WORK INSTRUCTIONS: Transcribe the material word for word, but without the images.

SUPPLIED MATERIAL:
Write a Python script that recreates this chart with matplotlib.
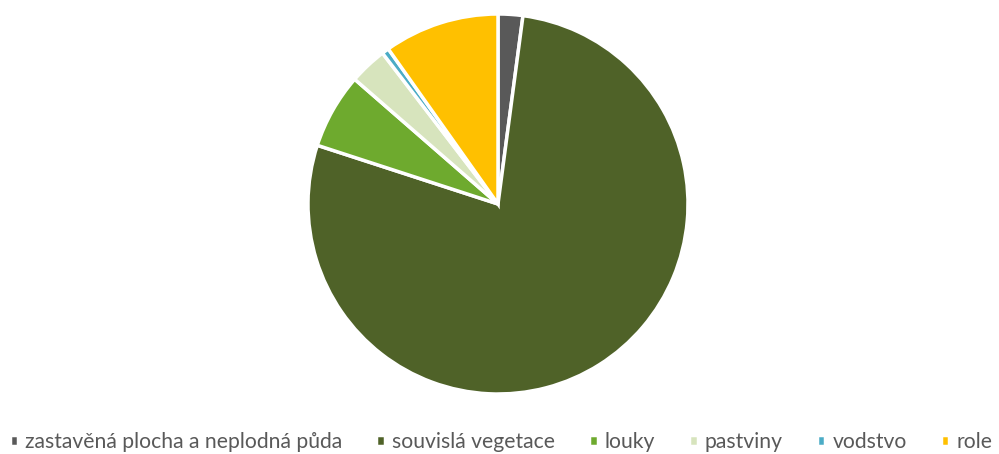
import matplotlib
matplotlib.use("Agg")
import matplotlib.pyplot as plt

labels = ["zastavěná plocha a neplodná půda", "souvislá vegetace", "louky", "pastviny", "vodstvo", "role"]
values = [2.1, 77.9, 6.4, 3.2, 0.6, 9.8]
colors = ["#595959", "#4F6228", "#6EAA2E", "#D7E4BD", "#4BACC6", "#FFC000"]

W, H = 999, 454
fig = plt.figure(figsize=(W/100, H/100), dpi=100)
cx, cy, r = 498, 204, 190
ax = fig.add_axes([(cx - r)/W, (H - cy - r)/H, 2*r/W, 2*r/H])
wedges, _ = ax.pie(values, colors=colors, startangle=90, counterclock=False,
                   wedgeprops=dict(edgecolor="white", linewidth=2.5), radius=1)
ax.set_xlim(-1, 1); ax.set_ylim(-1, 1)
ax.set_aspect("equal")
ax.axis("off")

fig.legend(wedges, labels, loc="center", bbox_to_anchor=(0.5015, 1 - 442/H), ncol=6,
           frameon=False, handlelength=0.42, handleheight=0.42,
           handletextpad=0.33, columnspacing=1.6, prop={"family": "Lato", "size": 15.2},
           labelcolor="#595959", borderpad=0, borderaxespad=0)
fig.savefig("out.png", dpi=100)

SOLUTION TO THIS PROBLEM:
Write a Python script that recreates this chart with matplotlib.
import matplotlib
matplotlib.use("Agg")
import matplotlib.pyplot as plt

labels = ["zastavěná plocha a neplodná půda", "souvislá vegetace", "louky", "pastviny", "vodstvo", "role"]
values = [2.1, 77.9, 6.4, 3.2, 0.6, 9.8]
colors = ["#595959", "#4F6228", "#6EAA2E", "#D7E4BD", "#4BACC6", "#FFC000"]

W, H = 999, 454
fig = plt.figure(figsize=(W/100, H/100), dpi=100)
cx, cy, r = 498, 204, 190
ax = fig.add_axes([(cx - r)/W, (H - cy - r)/H, 2*r/W, 2*r/H])
wedges, _ = ax.pie(values, colors=colors, startangle=90, counterclock=False,
                   wedgeprops=dict(edgecolor="white", linewidth=2.5), radius=1)
ax.set_xlim(-1, 1); ax.set_ylim(-1, 1)
ax.set_aspect("equal")
ax.axis("off")

fig.legend(wedges, labels, loc="center", bbox_to_anchor=(0.5015, 1 - 442/H), ncol=6,
           frameon=False, handlelength=0.42, handleheight=0.42,
           handletextpad=0.33, columnspacing=1.6, prop={"family": "Lato", "size": 15.2},
           labelcolor="#595959", borderpad=0, borderaxespad=0)
fig.savefig("out.png", dpi=100)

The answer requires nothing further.